Giant Metrewave Radio Telescope (GMRT)

  • It is located near Khodad village, 90 km north of Pune in India.
  • It is operated by the National Centre for Radio Astrophysics (NCRA) of the Tata Institute of Fundamental Research (TIFR).
  • Covering about 90% of the sky, they surveyed the radio sky at a low frequency, making it ideal for detecting faint, distant objects. 

 

About Giant Radio Sources (GRGs): 

  • GRGs are likely to be the largest single structures in the universe, with end-to-end extents of millions of light years. 
  • They are driven by supermassive black holes with masses ten million to a billion times that of the Sun, residing at the centre of the host galaxy.
  • These black holes ionise surrounding matter, creating strong electromagnetic forces that push material outward, forming jets of hot plasma and large lobes of radio emission.
  • They are considered the final stage of radio galaxy evolution.

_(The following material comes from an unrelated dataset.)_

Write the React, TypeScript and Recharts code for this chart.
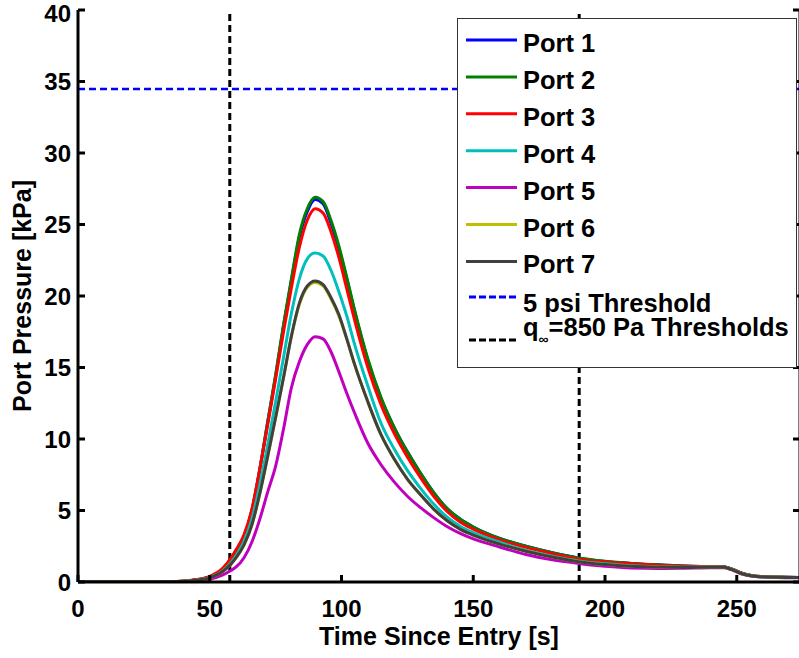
import React from 'react';
import { LineChart, Line, XAxis, YAxis, ReferenceLine, Legend } from 'recharts';

// time since entry [s]
const time = [0, 20, 35, 40, 45, 50, 55, 58, 60, 63, 66, 69, 72, 75, 78, 81, 84, 87, 90, 93, 96, 99, 102, 105, 110, 115, 120, 125, 130, 135, 140, 145, 150, 160, 170, 180, 190, 200, 210, 220, 230, 240, 245, 248, 252, 256, 260, 265, 274];

// port pressures [kPa]
const port1 = [0, 0, 0.02, 0.06, 0.15, 0.35, 0.9, 1.6, 2.2, 3.2, 5.0, 7.9, 11.2, 14.4, 17.9, 21.1, 24.1, 25.9, 26.75, 26.45, 25.1, 23.3, 21.2, 18.9, 15.5, 12.85, 10.8, 9.1, 7.6, 6.25, 5.15, 4.4, 3.85, 3.05, 2.5, 2.04, 1.67, 1.44, 1.3, 1.2, 1.12, 1.08, 1.06, 0.92, 0.62, 0.44, 0.38, 0.35, 0.32];
const port2 = [0, 0, 0.02, 0.06, 0.15, 0.35, 0.9, 1.6, 2.2, 3.2, 5.0, 7.9, 11.2, 14.5, 18.0, 21.2, 24.3, 26.1, 26.9, 26.6, 25.3, 23.5, 21.3, 19.0, 15.6, 12.9, 10.8, 9.1, 7.6, 6.25, 5.15, 4.4, 3.85, 3.05, 2.5, 2.05, 1.68, 1.45, 1.3, 1.2, 1.12, 1.08, 1.06, 0.92, 0.62, 0.44, 0.38, 0.35, 0.32];
const port3 = [0, 0, 0.02, 0.07, 0.17, 0.4, 0.98, 1.65, 2.25, 3.3, 5.1, 7.9, 11.0, 14.2, 17.5, 20.6, 23.4, 25.3, 26.1, 25.8, 24.5, 22.7, 20.5, 18.3, 15.0, 12.4, 10.4, 8.75, 7.3, 6.0, 4.95, 4.2, 3.7, 2.95, 2.42, 1.98, 1.6, 1.4, 1.27, 1.18, 1.1, 1.07, 1.05, 0.9, 0.6, 0.43, 0.37, 0.34, 0.31];
const port4 = [0, 0, 0.02, 0.05, 0.13, 0.32, 0.8, 1.35, 1.85, 2.85, 4.4, 6.8, 9.6, 12.6, 15.7, 18.8, 21.2, 22.6, 23.0, 22.8, 21.8, 20.3, 18.6, 16.6, 13.7, 11.1, 9.3, 7.8, 6.55, 5.45, 4.55, 3.9, 3.45, 2.78, 2.22, 1.8, 1.47, 1.27, 1.14, 1.07, 1.04, 1.03, 1.03, 0.88, 0.58, 0.42, 0.36, 0.33, 0.31];
const port5 = [0, 0, 0.01, 0.03, 0.08, 0.2, 0.5, 0.8, 1.05, 1.7, 2.8, 4.4, 6.3, 8.1, 10.7, 13.6, 15.4, 16.6, 17.15, 17.0, 16.1, 14.7, 13.2, 11.8, 9.7, 8.2, 7.0, 6.0, 5.2, 4.5, 3.88, 3.4, 3.02, 2.45, 1.92, 1.55, 1.3, 1.1, 0.98, 0.95, 0.97, 1.0, 1.0, 0.85, 0.55, 0.4, 0.35, 0.32, 0.3];
const port6 = [0, 0, 0.02, 0.05, 0.12, 0.3, 0.75, 1.25, 1.7, 2.6, 4.0, 6.2, 8.8, 11.5, 14.3, 17.2, 19.4, 20.6, 20.95, 20.7, 19.8, 18.6, 17.0, 15.2, 12.6, 10.3, 8.6, 7.2, 6.1, 5.1, 4.3, 3.7, 3.28, 2.65, 2.15, 1.75, 1.42, 1.22, 1.1, 1.05, 1.02, 1.03, 1.03, 0.88, 0.58, 0.42, 0.36, 0.33, 0.31];
const port7 = [0, 0, 0.02, 0.05, 0.12, 0.3, 0.75, 1.25, 1.7, 2.6, 4.0, 6.2, 8.8, 11.5, 14.3, 17.2, 19.5, 20.7, 21.05, 20.8, 19.9, 18.7, 17.0, 15.2, 12.6, 10.3, 8.6, 7.2, 6.1, 5.1, 4.3, 3.7, 3.28, 2.65, 2.15, 1.75, 1.42, 1.22, 1.1, 1.05, 1.02, 1.03, 1.03, 0.88, 0.58, 0.42, 0.36, 0.33, 0.31];

const portNames = ['Port 1', 'Port 2', 'Port 3', 'Port 4', 'Port 5', 'Port 6', 'Port 7'];
const portColors = ['#0000ff', '#008000', '#ff0000', '#00bfbf', '#bf00bf', '#bfbf00', '#404040'];

const xTicks = [0, 50, 100, 150, 200, 250];
const yTicks = [0, 5, 10, 15, 20, 25, 30, 35, 40];

const psiThreshold = 34.47; // 5 psi in kPa
const qThresholdTimes = [57.6, 190.2];

const series = [port1, port2, port3, port4, port5, port6, port7];
const data = time.map((t, i) => {
  const row: Record<string, number> = { t };
  series.forEach((s, k) => {
    row[`p${k + 1}`] = s[i];
  });
  return row;
});

const FONT = '"Liberation Sans", Arial, Helvetica, sans-serif';
const tickStyle = { fill: '#000', fontSize: 24, fontWeight: 'bold', fontFamily: FONT };
const axisStroke = { stroke: '#000', strokeWidth: 3 };
const LEG_FONT = 25.5;

function LegendBox() {
  return (
    <svg width={340} height={350} style={{ display: 'block' }}>
      <rect x={0.5} y={0.5} width={339} height={349} fill="#fff" stroke="#333" strokeWidth={1} />
      {portNames.map((name, i) => (
        <g key={name}>
          <line x1={9} x2={60} y1={22 + 36.9 * i} y2={22 + 36.9 * i} stroke={portColors[i]} strokeWidth={3} />
          <text x={66} y={34 + 36.9 * i} fontSize={LEG_FONT} fontWeight="bold" fontFamily={FONT} fill="#000">
            {name}
          </text>
        </g>
      ))}
      <line x1={12} x2={60} y1={279} y2={279} stroke="#0000ff" strokeWidth={3} strokeDasharray="7 3" />
      <text x={66} y={293.5} fontSize={LEG_FONT} fontWeight="bold" fontFamily={FONT} fill="#000">
        5 psi Threshold
      </text>
      <line x1={12} x2={60} y1={322} y2={322} stroke="#000" strokeWidth={3} strokeDasharray="7 3" />
      <text x={66} y={317.5} fontSize={LEG_FONT} fontWeight="bold" fontFamily={FONT} fill="#000">
        q<tspan dy={8} fontSize={14}>∞</tspan>
        <tspan dy={-8}>=850 Pa Thresholds</tspan>
      </text>
    </svg>
  );
}

export default function App() {
  return (
    <div style={{ position: 'absolute', left: 0, top: 0, width: 799, height: 658, overflow: 'hidden', background: '#fff' }}>
      <LineChart width={802} height={658} data={data} margin={{ top: 10, right: 0, bottom: 0, left: 0 }}>
        <XAxis
          dataKey="t"
          type="number"
          domain={[0, 274]}
          ticks={xTicks}
          allowDataOverflow
          height={76}
          tickSize={-7}
          tickMargin={25}
          tick={tickStyle}
          axisLine={axisStroke}
          tickLine={axisStroke}
          label={{ value: 'Time Since Entry [s]', position: 'insideBottom', offset: 13, fill: '#000', fontSize: 25, fontWeight: 'bold', fontFamily: FONT }}
        />
        <XAxis
          xAxisId="top"
          orientation="top"
          dataKey="t"
          type="number"
          domain={[0, 274]}
          ticks={xTicks}
          allowDataOverflow
          height={0}
          tickSize={-7}
          tickFormatter={() => ''}
          axisLine={axisStroke}
          tickLine={axisStroke}
        />
        <YAxis
          type="number"
          domain={[0, 40]}
          ticks={yTicks}
          allowDataOverflow
          width={78}
          tickSize={-7}
          tickMargin={14}
          tick={tickStyle}
          axisLine={axisStroke}
          tickLine={axisStroke}
          label={{
            content: (props: any) => {
              const vb = props.viewBox || { x: 0, y: 10, width: 78, height: 572 };
              const cx = vb.x + 22;
              const cy = vb.y + vb.height / 2;
              return (
                <text
                  x={cx}
                  y={cy}
                  transform={`rotate(-90, ${cx}, ${cy})`}
                  textAnchor="middle"
                  dominantBaseline="central"
                  fontSize={25}
                  fontWeight="bold"
                  fontFamily={FONT}
                  fill="#000"
                >
                  Port Pressure [kPa]
                </text>
              );
            },
          }}
        />
        <YAxis
          yAxisId="right"
          orientation="right"
          type="number"
          domain={[0, 40]}
          ticks={yTicks}
          allowDataOverflow
          width={2}
          tickSize={-7}
          tickFormatter={() => ''}
          axisLine={axisStroke}
          tickLine={axisStroke}
        />
        <ReferenceLine yAxisId="right" y={psiThreshold} stroke="#0000ff" strokeWidth={2.5} strokeDasharray="7 4" />
        {qThresholdTimes.map((t) => (
          <ReferenceLine key={t} x={t} stroke="#000" strokeWidth={3} strokeDasharray="7 4" />
        ))}
        {portNames.map((name, i) => (
          <Line
            key={name}
            name={name}
            type="monotone"
            dataKey={`p${i + 1}`}
            stroke={portColors[i]}
            strokeWidth={3}
            dot={false}
            isAnimationActive={false}
          />
        ))}
        <Legend
          layout="vertical"
          align="center"
          verticalAlign="middle"
          wrapperStyle={{ left: 457, top: 18, width: 340, height: 350 }}
          content={() => <LegendBox />}
        />
      </LineChart>
    </div>
  );
}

Detecting them is difficult due to often invisible bridge emissions connecting lobes.
  • Notable Cases: GRSs J0843+0513 and J1138+4540 defy previous notions about GRS growth in low-density environments.
  • Low-frequency radio surveys (GMRT and LOw-Frequency ARray(LOFAR)) are more effective at detecting GRSs from about 100 known GRSs 20 years ago to a few thousand.
  • Thought to grow primarily in low-density environments, but recent findings suggest that environmental factors alone do not fully explain their large sizes.